-- start DATASET SECTION --

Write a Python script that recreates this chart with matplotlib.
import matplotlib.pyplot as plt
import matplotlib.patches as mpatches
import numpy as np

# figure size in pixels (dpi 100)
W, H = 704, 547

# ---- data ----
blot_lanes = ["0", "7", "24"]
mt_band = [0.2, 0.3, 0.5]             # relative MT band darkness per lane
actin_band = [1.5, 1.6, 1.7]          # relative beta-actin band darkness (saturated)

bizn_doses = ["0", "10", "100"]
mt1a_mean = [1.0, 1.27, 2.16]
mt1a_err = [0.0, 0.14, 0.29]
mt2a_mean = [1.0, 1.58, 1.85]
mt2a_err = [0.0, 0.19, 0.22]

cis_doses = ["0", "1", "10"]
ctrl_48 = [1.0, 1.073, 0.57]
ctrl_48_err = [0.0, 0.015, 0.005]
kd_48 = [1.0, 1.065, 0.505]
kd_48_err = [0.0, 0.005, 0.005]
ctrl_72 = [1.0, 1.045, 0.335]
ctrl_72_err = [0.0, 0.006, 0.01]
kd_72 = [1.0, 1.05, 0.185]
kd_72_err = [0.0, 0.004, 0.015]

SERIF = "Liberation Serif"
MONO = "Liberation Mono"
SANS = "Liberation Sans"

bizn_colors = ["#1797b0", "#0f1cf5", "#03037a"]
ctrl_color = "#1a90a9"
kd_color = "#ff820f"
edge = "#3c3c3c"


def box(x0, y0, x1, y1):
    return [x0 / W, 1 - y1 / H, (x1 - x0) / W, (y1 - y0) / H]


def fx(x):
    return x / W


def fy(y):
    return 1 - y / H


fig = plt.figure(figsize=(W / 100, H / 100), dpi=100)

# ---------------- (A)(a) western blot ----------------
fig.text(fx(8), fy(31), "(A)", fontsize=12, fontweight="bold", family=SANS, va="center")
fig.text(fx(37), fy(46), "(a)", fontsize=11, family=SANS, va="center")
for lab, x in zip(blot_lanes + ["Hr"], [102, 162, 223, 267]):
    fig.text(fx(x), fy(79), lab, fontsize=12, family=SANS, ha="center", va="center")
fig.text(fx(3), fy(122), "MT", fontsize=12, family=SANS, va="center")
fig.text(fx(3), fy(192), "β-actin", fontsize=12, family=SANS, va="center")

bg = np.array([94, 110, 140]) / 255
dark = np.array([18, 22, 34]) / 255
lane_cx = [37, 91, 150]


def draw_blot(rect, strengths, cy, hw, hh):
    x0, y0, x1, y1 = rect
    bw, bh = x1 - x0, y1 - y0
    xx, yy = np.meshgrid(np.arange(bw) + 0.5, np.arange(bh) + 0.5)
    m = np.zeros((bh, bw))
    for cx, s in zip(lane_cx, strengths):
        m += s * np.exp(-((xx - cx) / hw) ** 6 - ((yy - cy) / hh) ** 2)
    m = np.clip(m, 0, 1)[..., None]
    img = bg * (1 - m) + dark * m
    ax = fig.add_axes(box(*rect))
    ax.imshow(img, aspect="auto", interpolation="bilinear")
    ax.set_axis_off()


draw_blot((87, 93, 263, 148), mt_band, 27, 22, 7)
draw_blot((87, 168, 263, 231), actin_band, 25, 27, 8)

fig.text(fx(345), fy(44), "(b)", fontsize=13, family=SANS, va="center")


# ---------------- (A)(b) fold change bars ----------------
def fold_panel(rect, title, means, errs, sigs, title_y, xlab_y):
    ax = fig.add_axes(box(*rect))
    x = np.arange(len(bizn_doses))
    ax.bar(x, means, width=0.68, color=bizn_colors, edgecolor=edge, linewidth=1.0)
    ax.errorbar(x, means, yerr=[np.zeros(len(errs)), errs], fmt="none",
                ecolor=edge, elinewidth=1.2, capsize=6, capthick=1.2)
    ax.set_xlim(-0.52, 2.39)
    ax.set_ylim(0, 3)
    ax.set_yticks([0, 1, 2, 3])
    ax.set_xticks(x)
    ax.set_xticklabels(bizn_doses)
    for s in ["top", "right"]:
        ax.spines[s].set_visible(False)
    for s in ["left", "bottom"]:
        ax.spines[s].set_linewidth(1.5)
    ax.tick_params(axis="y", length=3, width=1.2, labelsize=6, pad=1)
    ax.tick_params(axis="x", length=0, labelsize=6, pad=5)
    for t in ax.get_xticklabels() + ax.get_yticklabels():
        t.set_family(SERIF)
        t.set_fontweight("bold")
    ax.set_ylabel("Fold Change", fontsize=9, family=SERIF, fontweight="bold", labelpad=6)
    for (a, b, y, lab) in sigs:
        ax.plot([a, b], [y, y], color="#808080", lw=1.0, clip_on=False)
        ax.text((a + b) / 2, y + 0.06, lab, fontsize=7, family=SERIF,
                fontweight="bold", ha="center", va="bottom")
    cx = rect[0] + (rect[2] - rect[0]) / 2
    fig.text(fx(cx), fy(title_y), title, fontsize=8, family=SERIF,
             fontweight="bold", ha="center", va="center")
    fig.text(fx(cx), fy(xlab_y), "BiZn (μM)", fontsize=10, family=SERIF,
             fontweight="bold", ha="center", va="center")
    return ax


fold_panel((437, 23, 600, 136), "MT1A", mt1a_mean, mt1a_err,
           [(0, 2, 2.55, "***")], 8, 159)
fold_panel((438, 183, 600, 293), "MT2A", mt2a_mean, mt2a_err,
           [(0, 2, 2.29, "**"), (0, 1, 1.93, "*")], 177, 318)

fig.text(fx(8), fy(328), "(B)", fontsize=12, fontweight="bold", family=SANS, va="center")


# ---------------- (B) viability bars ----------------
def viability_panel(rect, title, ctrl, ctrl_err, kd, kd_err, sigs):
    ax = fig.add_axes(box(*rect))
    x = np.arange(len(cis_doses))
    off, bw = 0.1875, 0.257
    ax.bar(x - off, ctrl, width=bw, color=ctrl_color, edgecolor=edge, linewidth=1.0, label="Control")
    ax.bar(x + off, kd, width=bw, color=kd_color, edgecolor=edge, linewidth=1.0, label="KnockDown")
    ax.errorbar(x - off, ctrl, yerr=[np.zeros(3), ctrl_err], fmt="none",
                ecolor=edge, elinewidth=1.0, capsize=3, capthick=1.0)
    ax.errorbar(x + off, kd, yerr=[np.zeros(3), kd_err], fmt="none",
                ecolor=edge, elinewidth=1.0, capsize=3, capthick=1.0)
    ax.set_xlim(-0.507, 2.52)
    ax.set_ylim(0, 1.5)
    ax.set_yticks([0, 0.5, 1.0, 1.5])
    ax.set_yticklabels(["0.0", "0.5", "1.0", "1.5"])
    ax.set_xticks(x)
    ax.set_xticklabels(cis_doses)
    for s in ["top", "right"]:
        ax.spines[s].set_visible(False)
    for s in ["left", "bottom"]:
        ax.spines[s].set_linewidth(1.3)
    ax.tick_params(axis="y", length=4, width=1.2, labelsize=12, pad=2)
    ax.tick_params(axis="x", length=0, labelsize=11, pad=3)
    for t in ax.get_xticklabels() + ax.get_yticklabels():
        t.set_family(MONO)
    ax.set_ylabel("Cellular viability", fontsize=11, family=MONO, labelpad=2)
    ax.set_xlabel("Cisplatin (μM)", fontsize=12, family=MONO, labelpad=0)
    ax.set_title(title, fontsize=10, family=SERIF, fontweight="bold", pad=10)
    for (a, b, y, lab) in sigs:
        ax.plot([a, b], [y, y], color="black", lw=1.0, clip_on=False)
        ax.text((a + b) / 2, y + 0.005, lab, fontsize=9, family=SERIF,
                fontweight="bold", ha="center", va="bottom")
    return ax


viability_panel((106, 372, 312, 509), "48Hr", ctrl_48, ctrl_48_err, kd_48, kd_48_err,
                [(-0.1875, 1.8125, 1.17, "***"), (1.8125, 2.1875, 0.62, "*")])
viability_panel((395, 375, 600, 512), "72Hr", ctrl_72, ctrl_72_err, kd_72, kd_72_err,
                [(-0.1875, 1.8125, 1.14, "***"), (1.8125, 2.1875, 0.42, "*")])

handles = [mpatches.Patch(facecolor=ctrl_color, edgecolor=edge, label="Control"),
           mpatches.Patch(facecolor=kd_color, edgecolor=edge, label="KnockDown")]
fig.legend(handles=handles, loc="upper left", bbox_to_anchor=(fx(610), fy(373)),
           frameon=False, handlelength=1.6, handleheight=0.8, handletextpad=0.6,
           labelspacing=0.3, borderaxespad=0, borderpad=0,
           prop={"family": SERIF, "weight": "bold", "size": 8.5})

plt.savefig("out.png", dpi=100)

-- end DATASET SECTION --

Lines from the beginning of the data above through the line containing "fig = plt.figure(figsize=(W" are to be returned exactly, and no others.

» **RESULT OF THE TASK**
Write a Python script that recreates this chart with matplotlib.
import matplotlib.pyplot as plt
import matplotlib.patches as mpatches
import numpy as np

# figure size in pixels (dpi 100)
W, H = 704, 547

# ---- data ----
blot_lanes = ["0", "7", "24"]
mt_band = [0.2, 0.3, 0.5]             # relative MT band darkness per lane
actin_band = [1.5, 1.6, 1.7]          # relative beta-actin band darkness (saturated)

bizn_doses = ["0", "10", "100"]
mt1a_mean = [1.0, 1.27, 2.16]
mt1a_err = [0.0, 0.14, 0.29]
mt2a_mean = [1.0, 1.58, 1.85]
mt2a_err = [0.0, 0.19, 0.22]

cis_doses = ["0", "1", "10"]
ctrl_48 = [1.0, 1.073, 0.57]
ctrl_48_err = [0.0, 0.015, 0.005]
kd_48 = [1.0, 1.065, 0.505]
kd_48_err = [0.0, 0.005, 0.005]
ctrl_72 = [1.0, 1.045, 0.335]
ctrl_72_err = [0.0, 0.006, 0.01]
kd_72 = [1.0, 1.05, 0.185]
kd_72_err = [0.0, 0.004, 0.015]

SERIF = "Liberation Serif"
MONO = "Liberation Mono"
SANS = "Liberation Sans"

bizn_colors = ["#1797b0", "#0f1cf5", "#03037a"]
ctrl_color = "#1a90a9"
kd_color = "#ff820f"
edge = "#3c3c3c"


def box(x0, y0, x1, y1):
    return [x0 / W, 1 - y1 / H, (x1 - x0) / W, (y1 - y0) / H]


def fx(x):
    return x / W


def fy(y):
    return 1 - y / H


fig = plt.figure(figsize=(W / 100, H / 100), dpi=100)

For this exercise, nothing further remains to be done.